Осока, широколистная трава и грациозный камыш должны быть высажены по береговой линии Лесистого острова так, чтобы создать плотность и густоту, а также «послужить зыбким, проницаемым для взгляда экраном, за которым глаз сможет рассмотреть цветы. Если бы эти цветы росли на открытом месте, они бы слишком назойливо и бесцеремонно притягивали к себе внимание». Мысленно он представлял себе «густые заросли узколистного рогоза, над которыми возвышались бы камыши, ирисы, кучные стебли рогоза широколистного, из которых выглядывали бы цветущие растения, такие как огненно-красные кардинальские лобелии и желтые вьющиеся лютики, высаженные, если потребуется, на невысоких холмиках, приподнятых настолько, чтобы быть чуть заметными среди колышущихся зеленых стеблей, образующих передний план».
На дальнем берегу под террасами зданий он планировал высадить растения, источающие благоухание, такие как жимолость и ольхолистная клетра, чтобы источаемый ими аромат проникал в ноздри посетителей, проходящих по террасам, с которых открывается вид на остров и лагуну.
Общее воздействие от этого, писал он, «состоит в создании у посетителей ощущения, что перед ними театральная сцена, на которой на одно лето разместилась выставка».
Одно дело изложить на бумаге все, что предстает перед твоим мысленным взором, но совсем другое – воплотить все увиденное в реальность. Олмстеду было уже почти семьдесят, во рту у него горело, в голове шумело, каждую ночь он пребывал в пустыне бессонницы. Даже и без этой выставки у него был полный портфель неотложных, находившихся в работе заказов, главными из которых были площадки в «Билтморе» [108] и имение Вандербильта в Северной Каролине. Если все пойдет хорошо – если его здоровье не ухудшится еще больше, если удержится нормальная погода, если Бернэм закончит постройку основных зданий вовремя, если забастовщики не сорвут работы, если многочисленные комитеты и директора, которых Олмстед называл «наша неисчислимая армия руководителей», поймут, что надо оставить Бернэма в покое, – Олмстед, возможно, сможет решить свою задачу вовремя.
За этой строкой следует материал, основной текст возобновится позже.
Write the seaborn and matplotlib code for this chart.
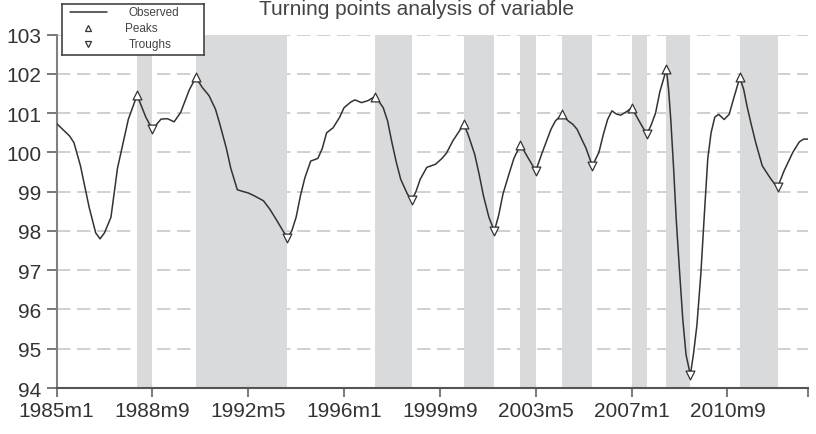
import matplotlib
matplotlib.use("Agg")
import matplotlib.pyplot as plt
import seaborn as sns
import pandas as pd

# months since 1985m1 and the observed series
months = [0, 3, 6, 8, 11, 15, 18, 20, 22, 25, 28, 30, 33, 37, 41, 44, 48, 51, 54, 57,
          61, 64, 67, 70, 73, 75, 78, 80, 83, 86, 88, 91, 95, 98, 101, 104, 106, 108,
          110, 112, 114, 116.7, 120, 122, 124, 127, 130, 132, 135, 137, 140, 143, 146,
          148, 150, 152, 154, 156, 158, 161, 163, 165, 167, 170, 174, 177, 179, 182,
          185, 187, 189, 192, 194, 196, 198.5, 201, 203, 205, 208, 210, 213, 216, 220,
          223, 227, 229, 232, 235, 237, 239, 241, 243, 246, 249, 251, 253, 255, 257,
          259, 262, 264, 266, 268, 271, 273, 275, 277, 280, 281, 282, 283.3, 284.5,
          286, 287.5, 289, 291, 292.5, 294, 295.8, 297.5, 299, 300.5, 302.2, 304,
          306.5, 308.8, 311, 313.7, 315.5, 317, 319, 321, 324, 328, 331, 334, 338,
          341, 343, 345]
values = [100.74, 100.58, 100.42, 100.25, 99.66, 98.6, 97.95, 97.8, 97.95, 98.35, 99.6,
          100.1, 100.85, 101.46, 100.9, 100.59, 100.85, 100.86, 100.78, 101.02, 101.6,
          101.91, 101.65, 101.45, 101.1, 100.72, 100.1, 99.6, 99.05, 99.0, 98.97, 98.89,
          98.77, 98.55, 98.28, 98.0, 97.83, 98.0, 98.35, 98.9, 99.35, 99.78, 99.85,
          100.1, 100.5, 100.63, 100.9, 101.14, 101.28, 101.34, 101.27, 101.32, 101.42,
          101.3, 101.14, 100.8, 100.25, 99.75, 99.32, 98.95, 98.78, 99.0, 99.32, 99.62,
          99.7, 99.85, 99.98, 100.3, 100.55, 100.72, 100.45, 99.95, 99.45, 98.9, 98.35,
          98.0, 98.4, 98.95, 99.5, 99.85, 100.2, 99.91, 99.53, 100.0, 100.59, 100.8,
          100.97, 100.8, 100.72, 100.59, 100.35, 100.12, 99.66, 100.0, 100.45, 100.84,
          101.06, 100.98, 100.95, 101.05, 101.14, 100.95, 100.75, 100.46, 100.7, 101.0,
          101.55, 102.12, 101.6, 100.84, 99.6, 98.3, 97.0, 95.76, 94.85, 94.33, 94.9,
          95.6, 96.9, 98.5, 99.85, 100.5, 100.9, 100.97, 100.84, 100.97, 101.4, 101.91,
          101.6, 101.18, 100.7, 100.25, 99.66, 99.32, 99.11, 99.53, 100.0, 100.27,
          100.34, 100.34]

peak_months = [37, 64, 146, 187, 213, 232, 264, 280, 313.7]
peak_values = [101.46, 101.91, 101.42, 100.72, 100.2, 100.97, 101.14, 102.12, 101.91]
trough_months = [44, 106, 163, 201, 220, 246, 271, 291, 331]
trough_values = [100.59, 97.83, 98.78, 98.0, 99.53, 99.66, 100.46, 94.33, 99.11]

tick_months = [0, 44, 88, 132, 176, 220, 264, 308, 345]
tick_labels = ["1985m1", "1988m9", "1992m5", "1996m1", "1999m9", "2003m5",
               "2007m1", "2010m9", ""]
y_ticks = [94, 95, 96, 97, 98, 99, 100, 101, 102, 103]

df = pd.DataFrame({"month": months, "value": values})

sns.set_style("white")
plt.rcParams["font.family"] = ["Liberation Sans", "DejaVu Sans"]

line_col = "#333333"
band_col = "#d9dadc"

fig = plt.figure(figsize=(8.16, 4.35), dpi=100)
ax = fig.add_axes([56.5 / 816, 1 - 389 / 435, (808 - 56.5) / 816, (389 - 35.7) / 435])

ax.set_xlim(0, 345)
ax.set_ylim(94, 103)
ax.set_axisbelow(True)
ax.grid(axis="y", color="#c8c8c8", linestyle=(0, (8, 4)), linewidth=1.2)

# shaded phases: from each peak to the following trough
for p, t in zip(peak_months, trough_months):
    ax.axvspan(p, t, color=band_col, lw=0, zorder=1)

sns.lineplot(data=df, x="month", y="value", ax=ax, color=line_col, linewidth=1.1, zorder=3)
sns.scatterplot(x=peak_months, y=peak_values, ax=ax, marker="^", s=40, color="white",
                edgecolor=line_col, linewidth=0.9, zorder=4)
sns.scatterplot(x=trough_months, y=trough_values, ax=ax, marker="v", s=40, color="white",
                edgecolor=line_col, linewidth=0.9, zorder=4)

ax.set_xticks(tick_months)
ax.set_xticklabels(tick_labels)
ax.set_yticks(y_ticks)
ax.set_xlabel("")
ax.set_ylabel("")
ax.tick_params(axis="x", bottom=True, direction="out", length=6.5, width=1.1,
               color="#555555", labelsize=15, labelcolor="#333333", pad=3)
ax.tick_params(axis="y", left=True, direction="out", length=7, width=1.1,
               color="#555555", labelsize=15, labelcolor="#333333", pad=4)
sns.despine(ax=ax)
ax.spines["left"].set_color("#808080")
ax.spines["left"].set_linewidth(1.5)
ax.spines["bottom"].set_color("#555555")
ax.spines["bottom"].set_linewidth(1.5)

fig.text(416.7 / 816, 1 - 15 / 435, "Turning points analysis of variable",
         ha="center", va="baseline", fontsize=15, color="#444444")

# legend box drawn as a small panel
leg = fig.add_axes([62 / 816, 1 - 56 / 435, 142 / 816, 51 / 435])
leg.set_xlim(0, 142)
leg.set_ylim(51, 0)
leg.set_xticks([])
leg.set_yticks([])
leg.set_facecolor("white")
for s in leg.spines.values():
    s.set_color("#444444")
    s.set_linewidth(1.2)
leg.plot([8, 45], [8, 8], color=line_col, linewidth=1.1)
leg.plot([26], [24], marker="^", markersize=5, markerfacecolor="white",
         markeredgecolor=line_col, markeredgewidth=0.9)
leg.plot([26], [40], marker="v", markersize=5, markerfacecolor="white",
         markeredgecolor=line_col, markeredgewidth=0.9)
leg.text(92, 8, "Observed", ha="center", va="center", fontsize=8.5, color="#444444")
leg.text(79, 24, "Peaks", ha="center", va="center", fontsize=8.5, color="#444444")
leg.text(88, 40, "Troughs", ha="center", va="center", fontsize=8.5, color="#444444")

fig.savefig("out.png", dpi=100)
Один из корреспондентов журнала «Инжиниринг мэгезин» [109] задал вопрос, который почему-то не возник ни у кого из присутствовавших в «Рукери»: «Неужели возможно, что такой огромный комплекс строительных работ, намного превосходящий тот, что был выполнен к Парижской выставке 1889 года, будет завершен за два года?»
* * *
Бернэма совещание в «Рукери» также и по той же причине лишило покоя: времени оставалось очень мало. На все, казалось, уходило больше времени, чем требовалось, и ничего не шло гладко. Первые реальные работы в Джексон-парке начались 11 февраля, когда пятьдесят итальянских иммигрантов, нанятых чикагской компанией «Макартур бразерс», приступили к рытью дренажной траншеи. Эта рутинная операция практически ничего не значила. Однако известие о начале работ быстро распространилось по городу, и пятьсот мужчин, членов профсоюза, нагрянули в парк и выгнали оттуда итальянцев. Спустя два дня, 13-го числа, в пятницу, шестьсот человек собрались в парке, чтобы выразить Макартурам протест против того, что они называли «наймом импортных рабочих». На следующий день две тысячи человек с кольями в руках двинулись в наступление на рабочих Макартура, захватили двоих и принялись избивать. Прибыла полиция. Толпа попятилась назад. Макартур обратился к мэру города, Крегьеру, с просьбой о защите; Крегьер поручил совету городской мэрии в лице молодого юриста по имени Кларенс Дэрроу заняться этим делом. Через два дня вечером члены профсоюза встретились с руководящими работниками выставки и предъявили им свои требования: ограничить рабочий день восьмью часами; платить зарплату по шкале, принятой профсоюзом, и в первую очередь нанимать на работу членов профсоюза. После двухнедельного размышления совет директоров выставки согласился на установление восьмичасового рабочего дня, обещав обдумать остальные требования.
Помимо этого, возник конфликт в руководстве выставки. Национальная комиссия, сформированная из политиков и возглавляемая генеральным директором Джорджем Дэвисом, настаивала на передаче финансового контроля в ее руки; Выставочная компания, в которую входили ведущие чикагские бизнесмены, а президентом был Лаймон Гейдж, была категорически против, мотивируя это тем, что компания увеличит смету и потратит деньги так, как ей будет угодно.
Комитеты управляли всем. В своей частной практике Бернэм привык держать под контролем все расходы, связанные со строительством небоскребов. А теперь ему было необходимо согласовывать с исполнительным комитетом Выставочной компании каждый свой шаг, даже покупку чертежных досок. Все это приводило его в отчаяние. «Нам необходимо немедленно покончить с этим, – объявил Бернэм. – Эти задержки кажутся бесконечными».